Descrição de chapéu
Copa do Mundo

Sem a cara da Rússia, abertura da Copa virou videoclipe de exportação

País que emocionou o mundo com o ursinho Misha deixou a desejar

Carlos Maranhão
Moscou

A festa de abertura numa Olimpíada costuma atrair mais a atenção do planeta do que a maioria das competições que começam a ser disputadas depois que a tocha é acesa, os fogos de artifício acabam e as pombas partem em revoada. Muitas vezes, os melhores momentos da cerimônia ficam gravados na memória dos espectadores. Na Copa do Mundo, em geral acaba sendo uma chateação para quem gosta de futebol e não vê a hora da bola rolar. 

Mesmo assim, havia uma certa expectativa de que os russos, mestres do balé, da música e da arte circense, pudessem quem sabe surpreender com um show que lembrasse ao menos um pouco as lágrimas que o ursinho Misha derramou em 1980 ou o belo espetáculo dos Jogos de Inverno de Sochi ( (pronuncia-se Sôtchi), quatro anos atrás, conduzido pela menina Lubov.

Não houve nada disso. Para alívio de quem queria apenas ver o primeiro dos 64 jogos deste Mundial —mesmo sendo apenas o encontro dos até então desacreditados russos contra os débeis sauditas—, tudo se resumiu praticamente a uma breve exibição do cantor Robbie Williams e da soprano Aida Garafulina, com algumas coreografias mais ou menos previsíveis.

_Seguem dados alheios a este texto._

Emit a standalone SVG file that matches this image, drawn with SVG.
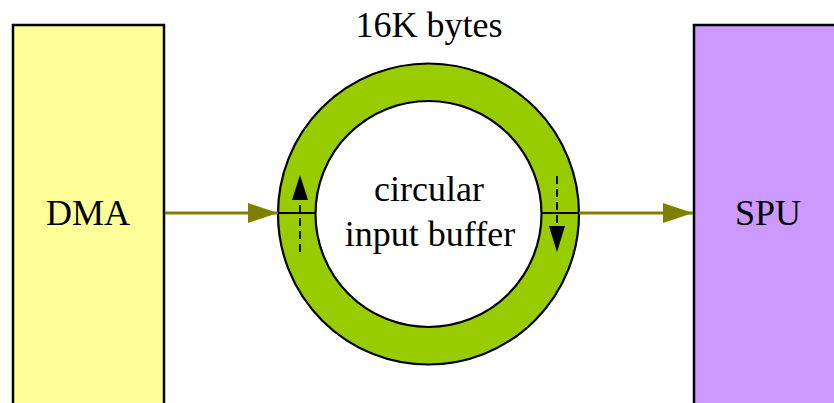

A cultura e as tradições russas foram deixadas de lado, exceto quando, quase em um clichê do gênero clássico ligeiro, o pianista Daniel Trifonov executou os acordes iniciais do Concerto nº 1 para piano e orquestra de Tchaikovski que serviram como trilha sonora das imagens de cartão postal de Moscou.

Ao optar por esse formato, os anfitriões abriram mão da propaganda política, descontado o discurso do presidente Vladimir Putin —ouvido em silêncio pelo público e aplaudido duas vezes, ao contrário do que aconteceu com Dilma Rousseff, alvo de vaias e pesados xingamentos no Itaquerão em 2014. Acabaram produzindo um videoclipe de exportação.

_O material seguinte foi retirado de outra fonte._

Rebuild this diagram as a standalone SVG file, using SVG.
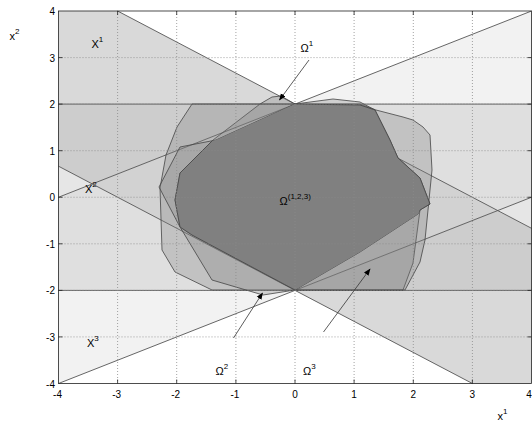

Nada nem de longe guardou semelhança com o grande musical de Sochi, no qual se sucederam Pedro, o Grande, Gagárin, Dostoiévski, Nabokov, a revolução de 1917, o jornal Pravda, o Sputnik, o Lago dos Cisnes, os personagens de Guerra e Paz, geleiras, estepes, dançarinos cossacos, a tabela periódica, o paraquedas e o que mais se pudesse imaginar dos orgulhos nacionais.

O ursinho Misha é mostrado ao mundo na cerimônia de abertura dos Jogos Olímpicos de Moscou em 1980
O ursinho Misha é mostrado ao mundo na cerimônia de abertura dos Jogos Olímpicos de Moscou em 1980 - 19.jul.80/France Presse- AFP

Muito menos foi possível ter qualquer recordação do que se viu no Estádio Central Lênin —que seria totalmente reconstruído e transformado no Lujiniki de hoje— naquele auge da guerra fria. Os Estados Unidos do governo Jimmy Carter haviam se recusado a participar dos Jogos de Moscou, em protesto à invasão do Afeganistão por tropas da União Soviética. Aliados americanos com peso político e esportivo, como Alemanha Ocidental, Japão e Canadá, aderiram ao boicote.

Os soviéticos, cujo império terminaria em uma década, escalaram Misha para tentar convencer a humanidade, com flores e e emoção, de suas boas intenções em prol da paz —enquanto preparavam a retaliação, recusando-se a participar, junto com seus satélites, da Olimpíada de 1984, que se realizaria em Los Angeles.

Vai ser difícil esquecer do ursinho e seu significado. Já os 15 minutos que antecederam a goleada de 5 a 0 que a Rússia aplicou na Arábia Saudita irão se apagar assim que Messi, Cristiano Ronaldo e Neymar entrarem em campo.